AUDIENCE: Will you say something about the network [INAUDIBLE]?
LIOR WOLF: Yes. So the encoder is a convolutional neural network, and the decoder is a WaveNet. So the WaveNet that we took was basically that the WaveNet from the literature. But then we wanted to make it faster, so Nvidia released their own implementation of WaveNet with a slightly different architecture. We shifted into this architecture simply because if we are using the original WaveNet implementation, generating even 10 seconds of musics can take 10 minutes. If we are using Nvidia's architecture of WaveNet, then it's highly optimized, and we can generate in much shorter times, even close to real time.
So let's talk about inference. So given some musical domain, I encode, I then decode it using the same decoder, and I get back the input audio. This a simple autoencoding. This is what they did during training. But during tests, I actually do more. I encode the one input domain. I can decode with each one of the decoders that I train.
So this is task number one, just decode into one of the training domains. And then there is task number two. I can look outside the training set into a new musical instrument, let's say a flute, and I can decode it in each one of these domains.
So I think it's time for us to hear a little bit of the results. Those are the six domains that we were using.
So this is the input.
This is the output with some singing for example.
SYNTHESIZED VOICE: (SINGING IN ITALIAN)
LIOR WOLF: Another input.
This is out of the training set. We didn't have any guitar over there.
This is way out of the training set.
Somebody is hitting the left side of the piano.
I suggest we stop here. Any questions about this? Yes, please
LIOR WOLF: So what do you mean by multiple inputs?
LIOR WOLF: So the inputs are very complex. It does not really mind if it's polyphonic, if there are multiple instruments, If they're is singing together with some instruments. It can take all of these, extract the dominate-- I don't want to say theme. I don't want to say melody. All of these have specific meanings. But you can extract the dominate music and then translate it to another domain, and you can find many samples like this. We are not limiting in any way the input.
AUDIENCE: Have you tried doing something like [INAUDIBLE] in the latent [INAUDIBLE]?
LIOR WOLF: Yes, it's going to be the next slide, yes. Yes, please.
AUDIENCE: When giving an unseen domain to the shared encoder, how many domains is it necessary to train with for a good quality? Is one sufficient? Do you get diminishing results after--
LIOR WOLF: So what you see here is the results we published so far based on the six musical domains that they listed. Granted, we did not try 3, and we did not try 20. We do have experience with the 10 that we trained later on. It works just as well. There is still much room for making further experiments. Definitely, one wouldn't be enough. Six is enough, which is a relatively low number, so it's a bit surprising. Maybe three would be enough. We still don't know. This is an excellent question.
Another question, yes?
AUDIENCE: I'd be curious to hear a summary-- maybe you have [INAUDIBLE]-- but a summarization of [? your take on ?] what is actually being learned and generalized. So it's clearly, clearly pitch. The notion of pitch is clearly being extracted and generalized.

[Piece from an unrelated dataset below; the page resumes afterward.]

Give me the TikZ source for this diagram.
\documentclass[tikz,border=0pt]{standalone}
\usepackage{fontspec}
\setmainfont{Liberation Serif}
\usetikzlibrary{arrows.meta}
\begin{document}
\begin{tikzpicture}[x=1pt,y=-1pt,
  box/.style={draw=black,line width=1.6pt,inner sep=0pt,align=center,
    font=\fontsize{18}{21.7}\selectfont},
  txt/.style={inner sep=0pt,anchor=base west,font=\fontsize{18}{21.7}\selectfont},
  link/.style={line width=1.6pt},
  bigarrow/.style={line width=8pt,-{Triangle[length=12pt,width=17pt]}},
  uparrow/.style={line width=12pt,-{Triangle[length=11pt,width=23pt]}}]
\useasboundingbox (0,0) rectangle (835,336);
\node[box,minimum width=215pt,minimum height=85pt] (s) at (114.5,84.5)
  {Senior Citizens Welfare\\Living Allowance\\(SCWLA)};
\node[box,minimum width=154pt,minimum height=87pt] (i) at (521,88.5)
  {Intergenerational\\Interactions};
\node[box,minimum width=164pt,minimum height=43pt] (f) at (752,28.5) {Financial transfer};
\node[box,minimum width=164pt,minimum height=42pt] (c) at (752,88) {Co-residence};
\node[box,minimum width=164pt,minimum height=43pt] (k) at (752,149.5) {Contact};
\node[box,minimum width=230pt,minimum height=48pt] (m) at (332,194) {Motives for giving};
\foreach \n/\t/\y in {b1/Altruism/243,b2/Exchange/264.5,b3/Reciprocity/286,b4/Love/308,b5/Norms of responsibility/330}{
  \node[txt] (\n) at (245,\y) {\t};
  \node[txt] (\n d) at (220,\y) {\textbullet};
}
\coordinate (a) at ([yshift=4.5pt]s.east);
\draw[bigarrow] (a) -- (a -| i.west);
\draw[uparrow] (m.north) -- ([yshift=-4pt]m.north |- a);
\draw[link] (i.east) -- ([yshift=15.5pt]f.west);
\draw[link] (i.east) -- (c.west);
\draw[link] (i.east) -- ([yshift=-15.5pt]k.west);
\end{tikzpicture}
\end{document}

For the decoders, the plausible sounds that the instruments in a particular domain could possibly make are not fully being learned because the physically impossible sound [INAUDIBLE]. I am curious as to what you think what is and isn't actually being learned.
LIOR WOLF: So first of all, the output domain is captured relatively well by the WaveNet. The WaveNet is very good at capturing the output domain. So what you get sounds like the actual domain. I'm not going to share numerical results, but we did create-- in the paper, you can see many tables. Humans are asked to listen whether it sounds authentic or not, and compared to human musicians that do the same task is it authentic, less authentic, and so on. So we have all these kind of experiments in the paper.

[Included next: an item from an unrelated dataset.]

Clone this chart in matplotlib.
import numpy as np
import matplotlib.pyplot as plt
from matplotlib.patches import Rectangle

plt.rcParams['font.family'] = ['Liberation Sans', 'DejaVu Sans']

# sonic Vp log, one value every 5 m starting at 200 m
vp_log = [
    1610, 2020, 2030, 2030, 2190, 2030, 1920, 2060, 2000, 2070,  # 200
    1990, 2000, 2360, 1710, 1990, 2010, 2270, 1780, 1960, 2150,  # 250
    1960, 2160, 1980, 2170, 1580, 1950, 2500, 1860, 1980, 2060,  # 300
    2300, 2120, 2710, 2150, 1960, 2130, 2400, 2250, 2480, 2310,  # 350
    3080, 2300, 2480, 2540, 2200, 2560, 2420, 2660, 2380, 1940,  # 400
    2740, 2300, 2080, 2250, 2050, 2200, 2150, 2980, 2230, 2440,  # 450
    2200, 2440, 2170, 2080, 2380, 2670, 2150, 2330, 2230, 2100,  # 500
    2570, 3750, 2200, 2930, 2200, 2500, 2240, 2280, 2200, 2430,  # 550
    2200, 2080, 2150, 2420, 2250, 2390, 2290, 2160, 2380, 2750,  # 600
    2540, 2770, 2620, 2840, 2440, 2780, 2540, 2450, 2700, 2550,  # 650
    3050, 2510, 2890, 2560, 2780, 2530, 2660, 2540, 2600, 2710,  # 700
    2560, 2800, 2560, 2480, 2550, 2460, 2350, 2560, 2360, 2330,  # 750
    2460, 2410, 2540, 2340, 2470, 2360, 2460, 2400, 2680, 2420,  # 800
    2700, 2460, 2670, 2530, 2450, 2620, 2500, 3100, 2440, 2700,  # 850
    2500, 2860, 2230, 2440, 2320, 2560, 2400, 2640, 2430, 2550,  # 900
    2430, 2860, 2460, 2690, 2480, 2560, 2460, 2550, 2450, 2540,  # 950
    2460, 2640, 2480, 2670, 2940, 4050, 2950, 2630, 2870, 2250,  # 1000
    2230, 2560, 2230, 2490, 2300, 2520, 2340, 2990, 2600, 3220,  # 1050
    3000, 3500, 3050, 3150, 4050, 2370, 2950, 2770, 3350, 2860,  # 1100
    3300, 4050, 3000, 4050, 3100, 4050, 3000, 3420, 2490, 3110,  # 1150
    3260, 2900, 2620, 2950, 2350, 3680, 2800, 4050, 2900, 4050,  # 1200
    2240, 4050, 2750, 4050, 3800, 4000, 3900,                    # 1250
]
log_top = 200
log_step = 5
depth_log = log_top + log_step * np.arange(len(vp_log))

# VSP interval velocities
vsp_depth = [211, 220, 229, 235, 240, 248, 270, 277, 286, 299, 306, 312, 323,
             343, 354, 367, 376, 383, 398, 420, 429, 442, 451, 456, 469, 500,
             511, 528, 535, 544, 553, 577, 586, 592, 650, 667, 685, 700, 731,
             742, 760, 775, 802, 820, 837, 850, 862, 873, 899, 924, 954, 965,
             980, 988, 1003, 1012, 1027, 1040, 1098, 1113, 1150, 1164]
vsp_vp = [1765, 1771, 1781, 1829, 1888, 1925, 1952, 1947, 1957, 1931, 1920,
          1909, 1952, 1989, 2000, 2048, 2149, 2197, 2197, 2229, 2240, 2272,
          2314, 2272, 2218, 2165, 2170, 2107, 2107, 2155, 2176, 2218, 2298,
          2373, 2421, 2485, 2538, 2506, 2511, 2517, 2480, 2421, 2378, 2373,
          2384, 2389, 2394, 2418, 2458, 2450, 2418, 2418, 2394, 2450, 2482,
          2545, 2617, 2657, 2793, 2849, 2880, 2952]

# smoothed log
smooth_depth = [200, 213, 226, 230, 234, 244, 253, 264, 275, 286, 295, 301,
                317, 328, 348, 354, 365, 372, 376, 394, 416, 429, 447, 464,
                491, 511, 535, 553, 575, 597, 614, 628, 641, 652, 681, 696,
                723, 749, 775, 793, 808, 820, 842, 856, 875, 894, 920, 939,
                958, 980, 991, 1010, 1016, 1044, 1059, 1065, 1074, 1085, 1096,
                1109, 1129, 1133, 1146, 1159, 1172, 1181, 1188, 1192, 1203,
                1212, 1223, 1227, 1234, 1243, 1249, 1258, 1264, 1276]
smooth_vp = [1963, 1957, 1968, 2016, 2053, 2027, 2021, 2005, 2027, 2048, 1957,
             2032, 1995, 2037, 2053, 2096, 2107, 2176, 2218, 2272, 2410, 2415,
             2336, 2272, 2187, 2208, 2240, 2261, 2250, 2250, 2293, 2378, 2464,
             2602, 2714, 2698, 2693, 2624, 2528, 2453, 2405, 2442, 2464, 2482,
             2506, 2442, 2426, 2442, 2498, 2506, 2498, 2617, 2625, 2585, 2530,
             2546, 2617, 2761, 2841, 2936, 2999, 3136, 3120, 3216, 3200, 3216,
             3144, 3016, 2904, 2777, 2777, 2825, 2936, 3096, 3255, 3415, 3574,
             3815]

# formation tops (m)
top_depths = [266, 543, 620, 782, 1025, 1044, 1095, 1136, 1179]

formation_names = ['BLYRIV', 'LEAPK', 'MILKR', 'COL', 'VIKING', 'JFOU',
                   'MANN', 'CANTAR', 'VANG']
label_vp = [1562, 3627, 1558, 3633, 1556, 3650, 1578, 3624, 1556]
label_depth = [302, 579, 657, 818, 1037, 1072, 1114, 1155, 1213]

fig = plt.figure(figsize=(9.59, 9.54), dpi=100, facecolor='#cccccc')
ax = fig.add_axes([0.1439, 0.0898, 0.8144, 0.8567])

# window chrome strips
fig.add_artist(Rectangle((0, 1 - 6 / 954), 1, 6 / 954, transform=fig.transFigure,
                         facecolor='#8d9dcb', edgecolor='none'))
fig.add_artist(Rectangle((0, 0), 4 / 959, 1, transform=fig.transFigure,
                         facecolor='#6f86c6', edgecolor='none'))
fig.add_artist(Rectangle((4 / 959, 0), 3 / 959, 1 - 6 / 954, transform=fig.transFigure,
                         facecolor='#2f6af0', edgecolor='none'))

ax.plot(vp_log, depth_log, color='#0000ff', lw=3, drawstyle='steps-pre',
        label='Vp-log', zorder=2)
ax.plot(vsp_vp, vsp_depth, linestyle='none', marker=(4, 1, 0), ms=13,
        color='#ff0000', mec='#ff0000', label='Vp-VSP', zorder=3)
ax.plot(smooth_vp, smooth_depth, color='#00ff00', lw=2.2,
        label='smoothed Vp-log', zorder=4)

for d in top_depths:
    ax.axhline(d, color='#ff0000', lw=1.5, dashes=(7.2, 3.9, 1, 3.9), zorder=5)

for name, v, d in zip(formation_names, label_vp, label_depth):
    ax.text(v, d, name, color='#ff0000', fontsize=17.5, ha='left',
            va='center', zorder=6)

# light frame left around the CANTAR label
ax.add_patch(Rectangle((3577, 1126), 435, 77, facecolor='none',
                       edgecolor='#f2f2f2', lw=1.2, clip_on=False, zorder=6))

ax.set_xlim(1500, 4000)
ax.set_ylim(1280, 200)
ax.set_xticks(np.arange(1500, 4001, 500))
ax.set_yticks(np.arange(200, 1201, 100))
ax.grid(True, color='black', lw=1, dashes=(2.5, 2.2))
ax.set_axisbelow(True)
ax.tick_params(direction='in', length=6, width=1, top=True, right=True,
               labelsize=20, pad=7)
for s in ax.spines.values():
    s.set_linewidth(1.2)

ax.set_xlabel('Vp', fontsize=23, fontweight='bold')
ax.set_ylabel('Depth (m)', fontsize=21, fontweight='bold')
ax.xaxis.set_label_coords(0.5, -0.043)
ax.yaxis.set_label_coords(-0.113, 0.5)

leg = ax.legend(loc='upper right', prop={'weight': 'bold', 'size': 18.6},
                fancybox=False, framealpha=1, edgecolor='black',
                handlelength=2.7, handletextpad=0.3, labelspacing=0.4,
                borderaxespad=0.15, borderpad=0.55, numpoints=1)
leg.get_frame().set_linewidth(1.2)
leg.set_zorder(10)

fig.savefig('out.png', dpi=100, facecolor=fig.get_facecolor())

Now you mentioned pitch. So just to make this point, the pitch in the input and the pitch in the output is not the same. Different musical instruments have different ranges of a pitch. Music is played in a different way, and it's not just preserving the pitch. But we do have some experiments on converting very simple music and showing that it preserves the pitch just to show an numeric results that it does something reasonable.

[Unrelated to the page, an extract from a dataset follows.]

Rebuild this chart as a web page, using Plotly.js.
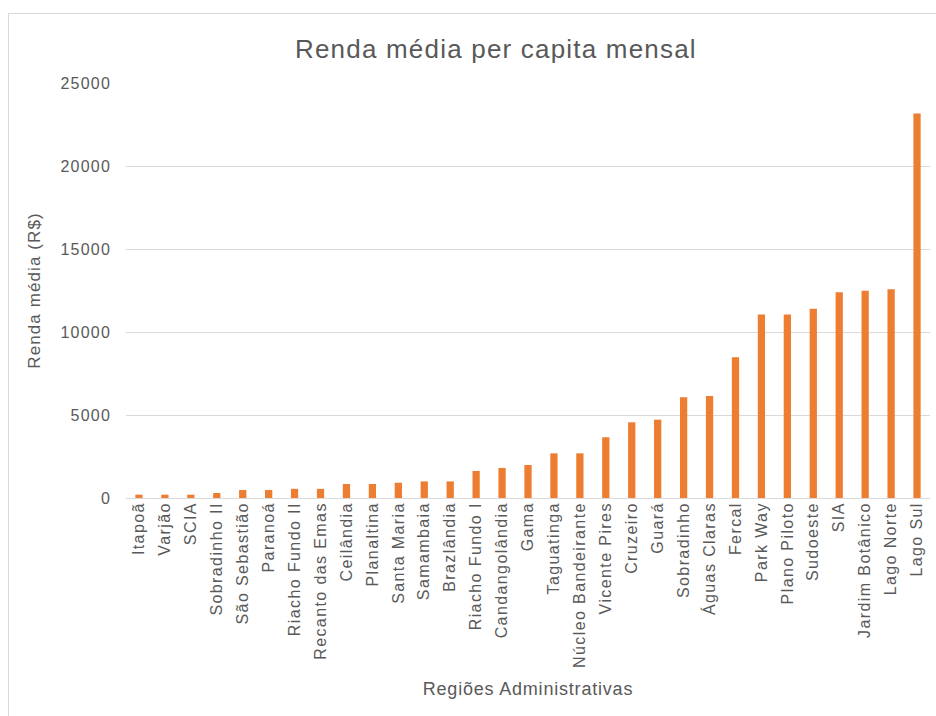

But in general, it does much more than just preserve the pitch. And [INAUDIBLE] the pitch by itself, if you look at software to extract pitch, it's highly non-reliable. There is no software that you can use today that extracts pitch in a way that is reliable, and you can trust that there are all sorts of approximation in the computational [INAUDIBLE] literature. Even this by itself is a task that cannot be solved very reliably at the moment.
So let me make other comments. What we played here is basically what we get out of the network without any filtering, without trying to change. For example, the whistle result is me whistling into WhatsApp while trying not to laugh. And you can hear that there is overexposure over there. We didn't try to claim the overexposure. And you [INAUDIBLE] hear that I'm whistling a little bit off tune. It doesn't really matter. The network still is able to perform quite robustly and produce a desirable outcome.
So let's think about the additivity of the latent space. Because [INAUDIBLE] we know that if we have a latent representation that is additive, then we are doing something right. For example, if you look at the [INAUDIBLE]. And think about the work of a human DJ. So a human DJ has to connect two musical pieces together. They have to very carefully make the rhythm match, the harmony, the pitch, connect at the right place, and so on. We can actually achieve this just by the linearity of the latent space. So this is one piece.
This is another.
So now I'm going to mix between the two linearly. I'm going to start with A, shift linearly to B, and continue with B. And it's going to be successful if there's not-- it's not going to be noticeable where the shift is.
So, at least to me, it sounds natural first shifting between two very different musical pieces. But, it does so in a way that is very smooth, which means that probably the latent space has this property of linearity, which allows us to explore it in a natural way.
So let me summarize what we've discussed today.
So we discussed three different generative models that are good enough to be employed in applications. One of them is how to generate the vector of parameters you need in order to capture a face as an avatar. The second one is how to create a personalized voice-to-speech network that is able to voice even after listening to a very short sample that has some noise inside of it. And if that sample is a music translation network, that can take an audio file and produce an audio output in a completely different musical domain. That's it. Thank you very much.